Un port pétrolier chez les bélugas du Saint-Laurent

Les sondages et relevés sismiques menés cet été à Cacouna, dans l'estuaire du fleuve Saint-Laurent, dans l'optique de la construction d'un terminal pétrolier en eaux profondes, ont déclenché une levée de boucliers des scientifiques canadiens, tels que Pierre Béland. Cet océanographe, ancien biologiste du ministère canadien des Pêches et des Océans, dénonce un projet bâclé qui pourrait être fatal pour les bélugas, ces cétacés en voie de disparition qui ne vivent qu'en eaux polaires.
La justice québécoise a ordonné le 23 septembre la suspension des activités de forage au large de Cacouna jusqu'au 15 octobre, soit jusqu'à la fin de la période de reproduction des bélugas. Si le projet devait reprendre et que ce port pétrolier ouvrait en 2018, quelle incidence aurait-il sur les bélugas ?

Ça pourrait être fatal. Ce projet consiste à construire une jetée d'au moins 700 mètres en plein dans l'habitat vital des bélugas. Cette population est totalement isolée de celle de l'Arctique. La colonie du Saint-Laurent a été décimée par la chasse jusque dans les années 1920-1930, puis par l'accumulation de produits toxiques et ensuite par le dérangement causé par l'augmentation du trafic maritime. Tout cela a fragilisé la population de bélugas qui compte maintenant moins de 1.000 individus. La situation est très critique et ce projet arrive alors que la population, que l'on croyait stabilisée depuis quelques années, est à nouveau en diminution : depuis 2008 on constate une augmentation de la mortalité chez les "veaux", ce qui est extrêmement inquiétant.

En ordonnant la suspension des travaux, la justice a déploré dans son jugement "qu'aucun des représentants du ministre québécois de l'Environnement ayant travaillé sur le dossier ne connaisse les mammifères marins". Comment cela est-il possible ?

La situation des bélugas du Saint-Laurent est connue et tous les articles scientifiques écrits à ce sujet ont mené à sa désignation en 1983 comme espèce menacée d'extinction. Les deux gouvernements (canadien et québécois) sont conjointement responsables d'assurer la survie de l'espèce. La loi stipule qu'avant de faire quoi que ce soit dans un habitat protégé, le ministère fédéral des Pêches et des Océans doit fournir un avis scientifique. Le ministère aurait dû demander à ses experts ou à des conseillers expérimentés de rédiger cet avis. Mais ils ont plutôt choisi une scientifique qui ne fait pas de recherche sur les bélugas du Saint-Laurent.

Comment s'explique, selon vous, ce choix surprenant ?

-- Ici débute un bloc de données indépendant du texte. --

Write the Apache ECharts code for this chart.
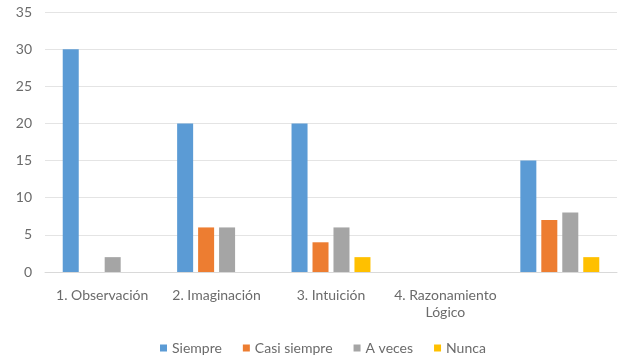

Pour les décideurs actuels, toute analyse d'impact sur l'environnement constitue une perte de temps qui retarde les projets économiques. Le gouvernement de Stephen Harper à Ottawa favorise l'exploitation du pétrole, particulièrement celui des sables bitumineux d'Alberta, et il veut absolument qu'il y ait un pipeline jusqu'à Cacouna et que le port pétrolier soit construit. Ce gouvernement a même changé la loi à la dernière minute en 2012 : dans l'habitat des espèces menacées tu ne peux rien faire... sauf faire passer des pipelines.